Even then, jewelry never disappeared. Plenty of regular guys wore it without a second thought. My father has approached his appearance with a practical, Primer-like philosophy. In the ’70s he wore his class ring daily, keeping it on for decades. That was common.
F1’s costume designer, Julian Day, echos this when describing the creative direction to WWD, “The people in the movies in the ’70s had an edge, they weren’t as clean cut as people [are today],”…“So I looked at people like Kris Kristofferson, Steve McQueen, Paul Newman, [Clint] Eastwood.” Much of the jewelry was reportedly Pitt’s own collection, brought to set, and selected by him when shooting.
So the hesitation now isn’t timeless, it’s modern. And it isn’t about jewelry. It’s about being caught trying. The clothes keep the beat. The jewelry alters it. Which is exactly why it feels dangerous, the way a beginner drummer panics about hitting the wrong thing and ruining the song for everyone.
What Good Jewelry Actually Does
It adds texture. A gray tee, navy chino, white sneaker outfit is oatmeal. Jewelry is the salt and butter. It also makes you consistent. If someone always wears the same necklace, it stops being “jewelry” and starts being them.
Minimalists should be pleased: it’s the easiest way to add dimension without expanding your closet. You don’t need a whole new wardrobe. Just a chain.

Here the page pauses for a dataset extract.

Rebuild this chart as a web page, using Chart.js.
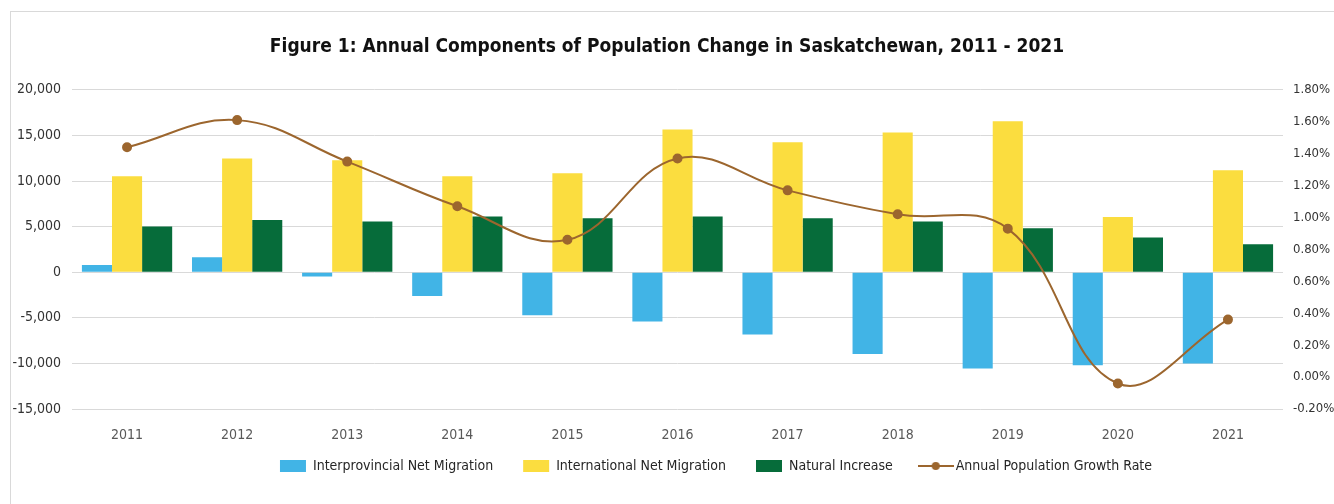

How to Start Without Looking Like You’re Auditioning for a Fragrance Commercial
My curiosity about jewelry started well before Pitt and Apple triple-downed on Formula One. Primer style contributor Daniel Baraka had been including rings, bracelets, and necklaces in his outfits for years. I looked on the way my dog Leela approaches water, fascinated, tail wagging, ready to leap, then recoiling the instant the tide reaches her paws.